WORK INSTRUCTIONS
Search the listing below for "this". Copy each matching line.

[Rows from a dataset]
◆ ◆ ◆ ◆
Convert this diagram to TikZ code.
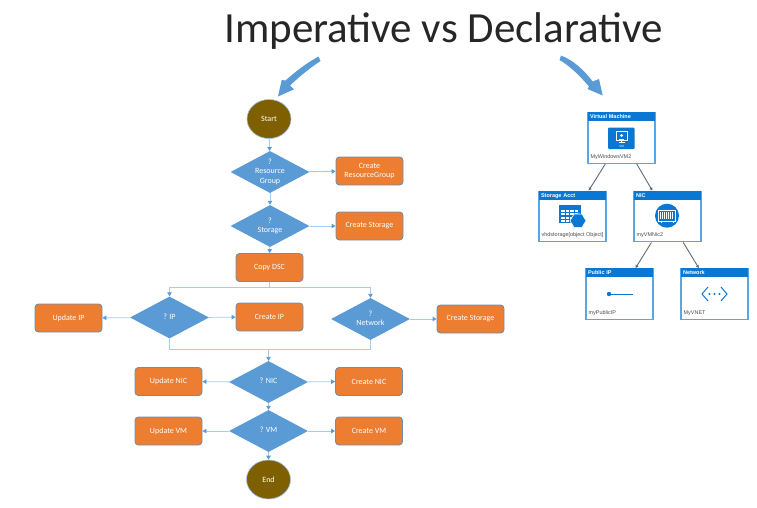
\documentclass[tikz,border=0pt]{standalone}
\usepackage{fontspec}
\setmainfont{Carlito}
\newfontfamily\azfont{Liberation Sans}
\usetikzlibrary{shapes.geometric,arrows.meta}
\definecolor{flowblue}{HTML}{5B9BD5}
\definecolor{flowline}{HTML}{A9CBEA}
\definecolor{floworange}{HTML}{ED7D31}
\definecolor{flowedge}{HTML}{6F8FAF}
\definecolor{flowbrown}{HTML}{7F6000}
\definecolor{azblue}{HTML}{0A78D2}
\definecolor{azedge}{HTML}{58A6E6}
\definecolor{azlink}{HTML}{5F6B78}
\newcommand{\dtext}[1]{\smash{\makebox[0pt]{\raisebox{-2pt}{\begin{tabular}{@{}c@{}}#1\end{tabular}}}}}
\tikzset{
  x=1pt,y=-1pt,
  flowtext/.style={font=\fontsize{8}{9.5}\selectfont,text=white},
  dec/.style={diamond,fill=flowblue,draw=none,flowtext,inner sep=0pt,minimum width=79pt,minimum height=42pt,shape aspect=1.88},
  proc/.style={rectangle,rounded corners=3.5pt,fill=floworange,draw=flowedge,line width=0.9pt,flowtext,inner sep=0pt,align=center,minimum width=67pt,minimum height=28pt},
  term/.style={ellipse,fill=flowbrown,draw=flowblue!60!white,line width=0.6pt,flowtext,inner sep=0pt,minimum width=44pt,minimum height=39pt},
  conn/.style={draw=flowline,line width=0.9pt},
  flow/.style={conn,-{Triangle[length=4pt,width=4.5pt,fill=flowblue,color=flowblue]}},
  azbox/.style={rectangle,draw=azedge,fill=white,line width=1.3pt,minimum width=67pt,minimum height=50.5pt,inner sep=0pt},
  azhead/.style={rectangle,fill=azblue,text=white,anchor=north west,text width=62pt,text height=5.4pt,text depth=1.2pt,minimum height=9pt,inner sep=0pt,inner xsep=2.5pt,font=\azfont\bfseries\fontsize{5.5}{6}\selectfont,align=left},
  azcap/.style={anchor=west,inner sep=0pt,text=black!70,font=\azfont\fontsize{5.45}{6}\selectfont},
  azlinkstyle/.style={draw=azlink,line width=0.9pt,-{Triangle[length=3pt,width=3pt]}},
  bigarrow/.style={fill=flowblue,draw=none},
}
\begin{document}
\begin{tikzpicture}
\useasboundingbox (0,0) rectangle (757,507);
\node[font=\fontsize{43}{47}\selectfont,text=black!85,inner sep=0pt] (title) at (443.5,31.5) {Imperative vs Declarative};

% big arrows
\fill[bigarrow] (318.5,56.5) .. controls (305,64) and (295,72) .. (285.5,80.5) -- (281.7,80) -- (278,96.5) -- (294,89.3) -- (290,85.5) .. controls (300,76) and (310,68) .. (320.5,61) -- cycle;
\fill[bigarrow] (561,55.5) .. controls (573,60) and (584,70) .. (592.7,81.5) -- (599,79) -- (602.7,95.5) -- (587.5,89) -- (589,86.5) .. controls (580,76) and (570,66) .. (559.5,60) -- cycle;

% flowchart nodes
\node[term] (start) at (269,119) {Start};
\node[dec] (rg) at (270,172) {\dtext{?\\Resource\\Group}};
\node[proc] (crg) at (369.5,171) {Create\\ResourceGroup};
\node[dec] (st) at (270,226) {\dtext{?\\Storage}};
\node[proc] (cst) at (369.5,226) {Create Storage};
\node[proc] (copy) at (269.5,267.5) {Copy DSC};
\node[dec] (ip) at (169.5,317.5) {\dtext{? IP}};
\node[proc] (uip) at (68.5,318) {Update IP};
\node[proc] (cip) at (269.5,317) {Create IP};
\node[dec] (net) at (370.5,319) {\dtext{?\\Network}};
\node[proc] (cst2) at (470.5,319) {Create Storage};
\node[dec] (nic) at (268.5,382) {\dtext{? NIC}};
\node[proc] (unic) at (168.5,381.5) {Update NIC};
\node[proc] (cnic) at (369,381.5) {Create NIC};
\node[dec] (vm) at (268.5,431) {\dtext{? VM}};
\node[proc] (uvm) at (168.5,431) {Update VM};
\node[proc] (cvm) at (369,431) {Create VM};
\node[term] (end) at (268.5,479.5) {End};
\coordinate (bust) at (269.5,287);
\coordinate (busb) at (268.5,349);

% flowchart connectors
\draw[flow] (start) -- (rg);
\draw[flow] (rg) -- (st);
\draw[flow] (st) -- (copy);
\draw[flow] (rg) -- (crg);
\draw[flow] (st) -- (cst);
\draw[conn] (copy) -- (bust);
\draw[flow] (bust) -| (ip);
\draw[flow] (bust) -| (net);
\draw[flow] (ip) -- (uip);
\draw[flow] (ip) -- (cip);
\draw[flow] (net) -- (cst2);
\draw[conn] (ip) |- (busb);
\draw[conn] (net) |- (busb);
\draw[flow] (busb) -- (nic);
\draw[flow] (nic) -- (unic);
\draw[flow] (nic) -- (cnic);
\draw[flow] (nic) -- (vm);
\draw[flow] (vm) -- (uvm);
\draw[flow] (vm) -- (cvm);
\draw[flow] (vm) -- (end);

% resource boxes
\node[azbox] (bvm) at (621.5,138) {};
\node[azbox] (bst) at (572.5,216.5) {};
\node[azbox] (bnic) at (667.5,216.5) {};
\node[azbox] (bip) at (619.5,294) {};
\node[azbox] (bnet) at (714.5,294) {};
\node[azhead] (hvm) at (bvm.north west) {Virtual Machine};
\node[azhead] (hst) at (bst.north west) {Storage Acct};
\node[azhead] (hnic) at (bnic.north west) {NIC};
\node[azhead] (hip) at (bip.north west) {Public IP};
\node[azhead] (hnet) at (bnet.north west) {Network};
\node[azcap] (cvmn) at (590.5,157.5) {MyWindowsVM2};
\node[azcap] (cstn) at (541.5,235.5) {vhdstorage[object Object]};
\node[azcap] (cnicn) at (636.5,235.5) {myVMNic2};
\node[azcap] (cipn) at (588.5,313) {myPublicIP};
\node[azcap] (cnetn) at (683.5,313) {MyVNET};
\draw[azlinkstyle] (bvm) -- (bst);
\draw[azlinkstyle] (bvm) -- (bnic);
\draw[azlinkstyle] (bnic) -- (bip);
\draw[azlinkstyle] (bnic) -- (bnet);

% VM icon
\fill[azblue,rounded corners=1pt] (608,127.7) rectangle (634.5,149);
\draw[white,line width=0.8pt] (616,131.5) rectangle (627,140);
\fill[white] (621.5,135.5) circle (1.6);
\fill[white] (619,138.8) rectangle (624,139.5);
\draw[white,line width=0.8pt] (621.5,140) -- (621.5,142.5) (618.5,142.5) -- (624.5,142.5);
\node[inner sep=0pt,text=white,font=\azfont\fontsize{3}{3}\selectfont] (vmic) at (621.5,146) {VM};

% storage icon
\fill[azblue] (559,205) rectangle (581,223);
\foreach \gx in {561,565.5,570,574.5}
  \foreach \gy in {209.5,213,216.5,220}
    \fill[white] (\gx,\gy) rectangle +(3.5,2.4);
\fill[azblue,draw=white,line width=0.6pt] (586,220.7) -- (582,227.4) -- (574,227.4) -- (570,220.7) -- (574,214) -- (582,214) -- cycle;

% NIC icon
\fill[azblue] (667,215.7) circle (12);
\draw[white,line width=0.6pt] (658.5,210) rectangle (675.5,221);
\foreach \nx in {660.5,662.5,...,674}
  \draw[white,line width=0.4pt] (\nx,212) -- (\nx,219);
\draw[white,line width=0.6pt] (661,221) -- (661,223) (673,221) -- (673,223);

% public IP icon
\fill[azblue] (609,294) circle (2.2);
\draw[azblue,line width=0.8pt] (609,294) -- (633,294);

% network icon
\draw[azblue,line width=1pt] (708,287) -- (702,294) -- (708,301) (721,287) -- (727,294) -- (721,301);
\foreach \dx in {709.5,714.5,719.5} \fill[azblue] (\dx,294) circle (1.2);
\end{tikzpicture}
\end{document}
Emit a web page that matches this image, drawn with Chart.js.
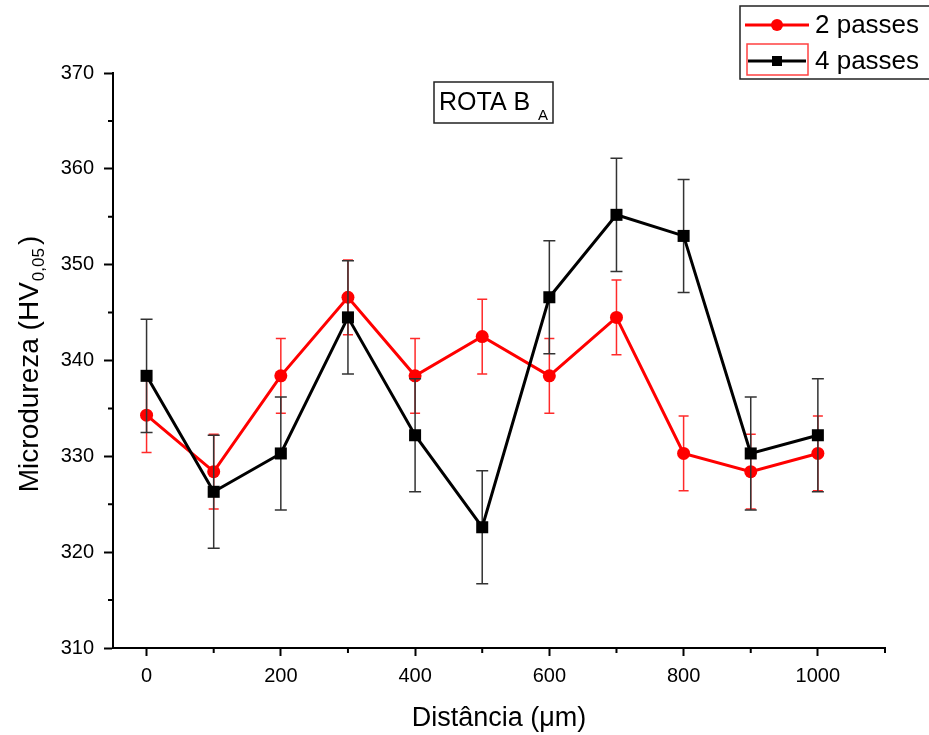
◆ ◆ ◆ ◆
OUTPUT OF THE EXERCISE
Convert this diagram to TikZ code.
Emit a web page that matches this image, drawn with Chart.js.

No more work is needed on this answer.